Thunder Above, Deeps Below
nytheatre.com review by Daniel John Kelley
September 11, 2009
Inspired by the late romances of Shakespeare, playwright A. Rey Pamatmat has created a wondrous magical adventure with Thunder Above, Deeps Below. It's large, loud, and complex—at times deeply funny, at times deeply disturbing. The play does credit to its classical roots while telling a story with real human characters that are entirely contemporary. Throughout the play, I found myself leaning forward in my seat, a huge smile on my face, totally immersed in the fantastical and yet heart-wrenching reality of the world of Thunder Above, Deeps Below.
The play focuses on the struggle of three homeless friends in present-day Chicago. These friends—Hector, a cocky "thug"; Gil, a flaming gay man with dreams of becoming a woman; and Theresa, a brooding and tortured loner—are trying to raise enough money to buy bus tickets to San Francisco before the harsh Chicago winter takes hold. To do this, they will try everything, from panhandling to selling their bodies. As the play progresses, we learn the stories of each of these characters—a combination of the kind of realities these people might face in real life and the magical circumstances that might happen to these characters if they were, say, in a play. Gil tells the story of how he was brought to America from the Philippines by a Middle Eastern prince, who fell in love with him, was forced to abandon him, but will one day return and take him away. Theresa dreams of the child she was forced to give away because of her racist parents, and of her husband, who is questing across the frozen waters of Lake Michigan to find her. And though Hector puts on a macho alpha-male persona, he lives by having sex for money with a rich African American family man named Locke.
What is most exciting about Thunder Above, Deeps Below is that it is at once movingly optimistic and cruelly cynical. As the play closes, some of the characters have been transformed and reborn by love and magic, while others are made to do the best they can with the hand they've been dealt. Thunder Above, Deeps Below is romantic for sure, but at the same time it is unflinchingly unsentimental in a way that is really refreshing.

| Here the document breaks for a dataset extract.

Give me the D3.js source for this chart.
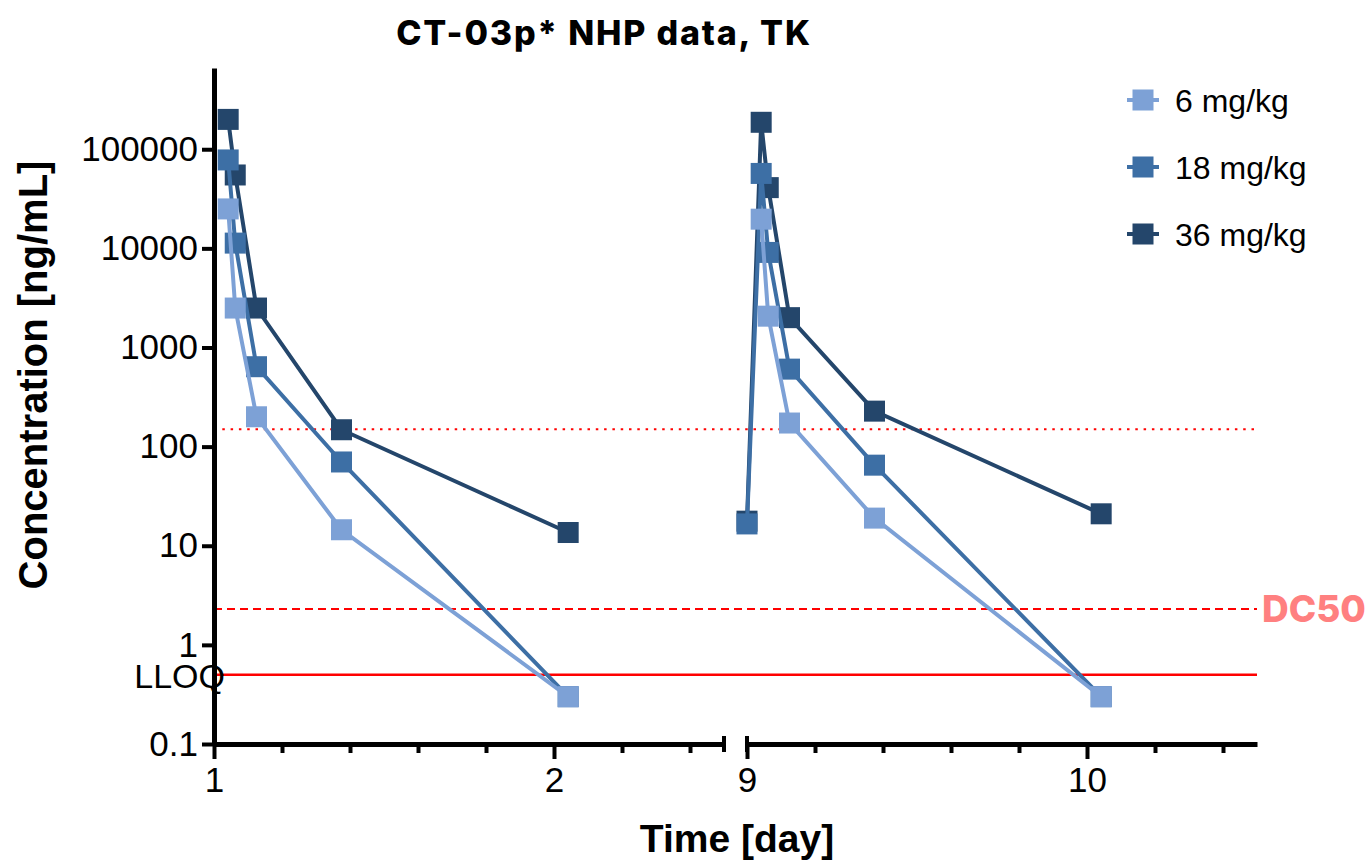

As for the cast, they are superb. Each of the leads, Maureen Sebastian as Teresa, Jon Norman Schneider as Gil, and Rey Lucas as Hector, is a perfect fit for his or her role, and they work great together. Lucas and Schneider have especially strong chemistry as Hector and Gil: one of my favorite scenes in the show is between Hector and Gil, as they act out a scene from an X-Men comic that explores the nature of identity. The scene is brilliant, both hilarious and touching, and the two of them play off each other to great effect. Director Pat Diamond does a fantastic job of balancing the real and the magical, and knowing how to blend the two. His physical work with the actors creates exciting stage images to go along with the more poetical elements of Pamatmat's text.
And while the play is great, and the cast and director are terrific, one of the central driving engines of this production is the sound design and original music of the Broken Chord Collective. The magical world of this play is evoked so strongly through the use of sound, and the Broken Chord Collective's work operates seamlessly with the action, to highlight and heighten the world of the play.
In his playwright's note, Pamatmat talks about his fascination with the late plays of Shakespeare, especially Pericles. He writes how he'd love to see more plays like this on American stages, "the improbable acts, grand adventure, sudden revelations, deaths, resurrections, disguises, gender-bending, magic, sudden shifts in tone, underlying darkness, and 'happy' endings" that range from impossible to uncomfortable; these things are GREAT theatre." Pamatmat has put all this and more in Thunder Above, Deeps Below, and he is correct: it is, in fact, great theatre.